Beurres AOC (appellation d’origine contrôlée)
Il existe aujourd’hui trois beurres AOC : le beurre Charentes-Poitou, le beurre d’Isigny, et le beurre de Bresse. L’appellation d’origine atteste un lien du produit au terroir et un mode de fabrication traditionnel, lui conférant sa typicité. Mais les critères varient considérablement d’un label à l’autre. Les cahiers des charges les plus anciens ne sont pas très contraignants. C’est le cas des appellations d’origine Charentes-Poitou et d’Isigny. En revanche, l’appellation d’origine beurre de Bresse qui a obtenu le label AOC en 2012, transformé en AOP (appellation d’origine protégée) en 2014, offre des garanties bien plus strictes, notamment en ce qui concerne l’alimentation des vaches et les paramètres de fabrication, ce qui confère au beurre de Bresse une grande richesse aromatique.
Les nouveaux beurres
À côté des beurres classiques, les nouvelles gammes de beurre surfent sur la praticité (beurre tendre, facile à tartiner) ou sur la phobie des consommateurs pour les matières grasses.

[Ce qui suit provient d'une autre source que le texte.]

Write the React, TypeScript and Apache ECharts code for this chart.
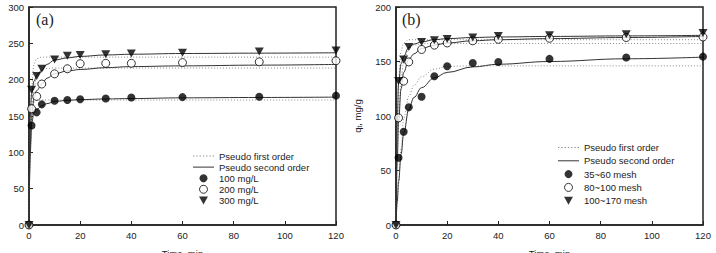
import React, { useEffect, useRef } from "react";
import * as echarts from "echarts";

// Experimental sampling times (min)
const timeMin = [0, 1, 3, 5, 10, 15, 20, 30, 40, 60, 90, 120];
// Panel (a): initial concentrations
const conc100 = [0, 137, 155, 166, 171, 172, 173, 174, 175.5, 176, 176.5, 178];
const conc200 = [0, 160, 177, 194, 208, 215, 222, 222.5, 222.5, 223.5, 224.5, 226];
const conc300 = [0, 186, 205, 215, 227.6, 233, 234, 235, 236, 237, 238.6, 240];
// Panel (b): particle sizes
const mesh35 = [0, 61.7, 85.5, 108, 117.6, 136.5, 145.6, 148.7, 149.6, 152.4, 153.6, 154.5];
const mesh80 = [0, 98.3, 132, 149.6, 161, 165, 167, 169, 170.4, 171.3, 172, 172.5];
const mesh100 = [0, 132, 151.8, 163.4, 168, 169.5, 170.7, 172, 173.4, 174, 175, 176.2];

// Model curves
const fitT = [0, 0.5, 1, 2, 3, 5, 7, 10, 15, 20, 30, 40, 60, 90, 120];
const aPso100 = [0, 100, 140, 155, 159, 164, 167, 170, 171.5, 172.5, 173.5, 174, 175, 175.5, 176];
const aPfo100 = [0, 120, 155, 169, 171.5, 172, 172, 172, 172, 172, 172, 172, 172, 172, 172];
const aPso200 = [0, 110, 150, 175, 185, 194, 202, 208, 212, 214, 216.5, 218, 219, 220, 221];
const aPfo200 = [0, 95, 150, 190, 204, 213, 215.5, 216, 216, 216, 216, 216, 216, 216, 216];
const aPso300 = [0, 150, 180, 198, 206, 213, 221, 227, 230, 232, 234, 235, 236, 236.5, 237];
const aPfo300 = [0, 140, 190, 222, 229, 231, 231, 231, 231, 231, 231, 231, 231, 231, 231];
const bPso35 = [0, 22, 40, 65, 84, 106, 117, 126, 135, 140, 145, 147.5, 150, 152.5, 154];
const bPfo35 = [0, 20, 38, 70, 98, 118, 128, 136, 143, 145.5, 146, 146, 146, 146, 146];
const bPso80 = [0, 60, 95, 125, 140, 152, 157, 162, 165, 167, 169, 170, 171, 172, 173];
const bPfo80 = [0, 65, 100, 135, 150, 162, 165, 166.3, 166.5, 166.5, 166.5, 166.5, 166.5, 166.5, 166.5];
const bPso100 = [0, 95, 130, 148, 155, 163, 166, 168, 170, 171, 172, 172.5, 173, 173.5, 174];
const bPfo100 = [0, 95, 135, 160, 167, 170, 170, 170, 170, 170, 170, 170, 170, 170, 170];

const legendA = ["100 mg/L", "200 mg/L", "300 mg/L"];
const legendB = ["35~60 mesh", "80~100 mesh", "100~170 mesh"];
const PFO = "Pseudo first order";
const PSO = "Pseudo second order";

const FONT = "'Liberation Sans', Arial, sans-serif";
const FS = 9.5;
const DOT_GRAY = "#8a8a8a";
const LINE_DARK = "#333";
const pair = (xs: number[], ys: number[]) => xs.map((x, i) => [x, ys[i]]);

// legend icon paths
const dottedIcon = "path://" + Array.from({ length: 7 }, (_, i) => `M${i * 3},0h1.2v1h-1.2z`).join("");
const solidIcon = "path://M0,0h21v1h-21z";
const triIcon = "path://M0,0L10,0L5,9Z";

function fitLine(name: string, ys: number[], idx: number, dotted: boolean) {
  return {
    type: "line",
    name,
    xAxisIndex: idx,
    yAxisIndex: idx,
    data: pair(fitT, ys),
    smooth: 0.4,
    smoothMonotone: "x",
    symbol: "none",
    showSymbol: false,
    z: 2,
    lineStyle: dotted
      ? { color: DOT_GRAY, width: 1, type: [1, 2] }
      : { color: LINE_DARK, width: 1, type: "solid" },
    itemStyle: { color: dotted ? DOT_GRAY : LINE_DARK },
  };
}

function points(name: string, ys: number[], idx: number, kind: "filled" | "open" | "tri") {
  const base: any = {
    type: "scatter",
    name,
    xAxisIndex: idx,
    yAxisIndex: idx,
    data: pair(timeMin, ys),
    z: 5,
    symbolSize: 8,
  };
  if (kind === "filled") {
    base.symbol = "circle";
    base.itemStyle = { color: "#000" };
  } else if (kind === "open") {
    base.symbol = "circle";
    base.itemStyle = { color: "#fff", borderColor: "#000", borderWidth: 1 };
  } else {
    base.symbol = triIcon;
    base.symbolSize = [9, 8];
    base.itemStyle = { color: "#000" };
  }
  return base;
}

function xAxis(idx: number) {
  return {
    type: "value",
    gridIndex: idx,
    min: 0,
    max: 120,
    interval: 20,
    name: "Time, min",
    nameLocation: "middle",
    nameGap: 23,
    nameTextStyle: { fontFamily: FONT, fontSize: FS, color: "#222" },
    axisLine: { show: true, lineStyle: { color: "#222", width: 1.5 } },
    axisTick: { show: true, inside: true, length: 4, lineStyle: { color: "#222" } },
    axisLabel: { fontFamily: FONT, fontSize: FS, color: "#222", margin: 5 },
    splitLine: { show: false },
  };
}

function yAxis(idx: number, max: number, withName: boolean) {
  return {
    type: "value",
    gridIndex: idx,
    min: 0,
    max,
    interval: 50,
    name: withName ? "q{sub|t}, mg/g" : "",
    nameLocation: "middle",
    nameGap: 33,
    nameRotate: 90,
    nameTextStyle: {
      fontFamily: FONT,
      fontSize: FS,
      color: "#222",
      rich: { sub: { fontFamily: FONT, fontSize: 6.5, color: "#222", verticalAlign: "bottom", padding: [5, 0, 0, 0] } },
    },
    axisLine: { show: true, lineStyle: { color: "#222", width: 1.5 } },
    axisTick: { show: true, inside: true, length: 4, lineStyle: { color: "#222" } },
    axisLabel: { fontFamily: FONT, fontSize: FS, color: "#222", margin: 5 },
    splitLine: { show: false },
  };
}

function legend(left: number, top: number, gap: number, names: string[]) {
  return {
    left,
    top,
    orient: "vertical",
    itemWidth: 21,
    itemHeight: 8,
    itemGap: gap,
    padding: 0,
    selectedMode: false,
    data: [
      { name: PFO, icon: dottedIcon, itemStyle: { color: DOT_GRAY } },
      { name: PSO, icon: solidIcon, itemStyle: { color: LINE_DARK } },
      { name: names[0], icon: "circle", itemStyle: { color: "#000" } },
      { name: names[1], icon: "circle", itemStyle: { color: "#fff", borderColor: "#000", borderWidth: 1 } },
      { name: names[2], icon: triIcon, itemStyle: { color: "#000" } },
    ],
    textStyle: { fontFamily: FONT, fontSize: FS, color: "#222", lineHeight: 10 },
  };
}

export default function App() {
  const ref = useRef<HTMLDivElement>(null);
  useEffect(() => {
    const chart = echarts.init(ref.current!, null, { renderer: "svg" });
    const gridBase = {
      top: 7,
      bottom: 28,
      show: true,
      borderColor: "#222",
      borderWidth: 1.5,
      backgroundColor: "transparent",
      containLabel: false,
      outerBoundsMode: "none",
    };
    const option: any = {
      animation: false,
      backgroundColor: "#fff",
      grid: [
        { ...gridBase, left: 29, right: 380 },
        { ...gridBase, left: 396, right: 13 },
      ],
      xAxis: [xAxis(0), xAxis(1)],
      yAxis: [yAxis(0, 300, false), yAxis(1, 200, true)],
      legend: [legend(193, 151, 1.1, legendA), legend(558, 142.5, 3.3, legendB)],
      graphic: [
        { type: "text", left: 36, top: 11, style: { text: "(a)", font: "16px 'Liberation Serif', 'DejaVu Serif', serif", fill: "#222" } },
        { type: "text", left: 402, top: 11, style: { text: "(b)", font: "16px 'Liberation Serif', 'DejaVu Serif', serif", fill: "#222" } },
      ],
      series: [
        fitLine(PFO, aPfo100, 0, true),
        fitLine(PFO, aPfo200, 0, true),
        fitLine(PFO, aPfo300, 0, true),
        fitLine(PSO, aPso100, 0, false),
        fitLine(PSO, aPso200, 0, false),
        fitLine(PSO, aPso300, 0, false),
        points(legendA[0], conc100, 0, "filled"),
        points(legendA[1], conc200, 0, "open"),
        points(legendA[2], conc300, 0, "tri"),
        fitLine(PFO, bPfo35, 1, true),
        fitLine(PFO, bPfo80, 1, true),
        fitLine(PFO, bPfo100, 1, true),
        fitLine(PSO, bPso35, 1, false),
        fitLine(PSO, bPso80, 1, false),
        fitLine(PSO, bPso100, 1, false),
        points(legendB[0], mesh35, 1, "filled"),
        points(legendB[1], mesh80, 1, "open"),
        points(legendB[2], mesh100, 1, "tri"),
      ],
    };
    chart.setOption(option);
    return () => chart.dispose();
  }, []);
  return <div ref={ref} style={{ position: "fixed", left: 0, top: 0, width: 716, height: 253 }} />;
}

Beurre tendre, facile à tartiner
Pour que le beurre soit facile à tartiner, même quand on a oublié de le sortir à l’avance du réfrigérateur, les industriels ont mis au point un beurre tendre. Sa composition est la même que celle d’un beurre classique, comptant 82 % de matières grasses. La modification de texture est obtenue par un procédé technologique qui, en maîtrisant les températures de fonte et de refroidissement, permet de séparer le réseau d’acides gras qui composent la matière grasse. La partie la plus molle (majoritairement constituée d’acides gras saturés, dont le point de fusion est inférieur à celui des acides gras insaturés) est alors récupérée puis malaxée avec du beurre standard. Le mélange obtenu fond alors à une température plus basse que le beurre classique. Il reste mou à la température de nos frigos !
Beurres allégés et légers
Ces produits contiennent moins de matières grasses laitières que le beurre classique : entre 60 et 62 % pour le « beurre allégé » ou « à teneur réduite en matières grasses » ; 39 à 41 % pour le « beurre léger ». Les produits dont les teneurs en matières grasses se situent en dehors de ces fourchettes n’ont pas droit à l’appellation « beurre » et doivent se contenter de la dénomination « matière grasse laitière à tartiner à x % ». Côté composition, tous ces produits comportent nombre d’additifs : des émulsifiants pour permettre la bonne tenue des produits malgré leur forte teneur en eau ; des conservateurs (comme l’acide sorbique et des sels de potassium ou de calcium), des correcteurs d’acidité (acides citriques ou lactiques), etc. La liste s’allonge encore pour les produits dont la teneur en matières grasses est inférieure à 41 % : on y trouve notamment des épaississants (amidon modifié) et des arômes (comme le diacétyle). Si l’on veut éviter l’invasion de la chimie dans son assiette, mieux vaut donc opter pour le vrai beurre, un produit 100 % naturel et sans additif excepté éventuellement le bêtacarotène qui lui confère sa couleur jaune.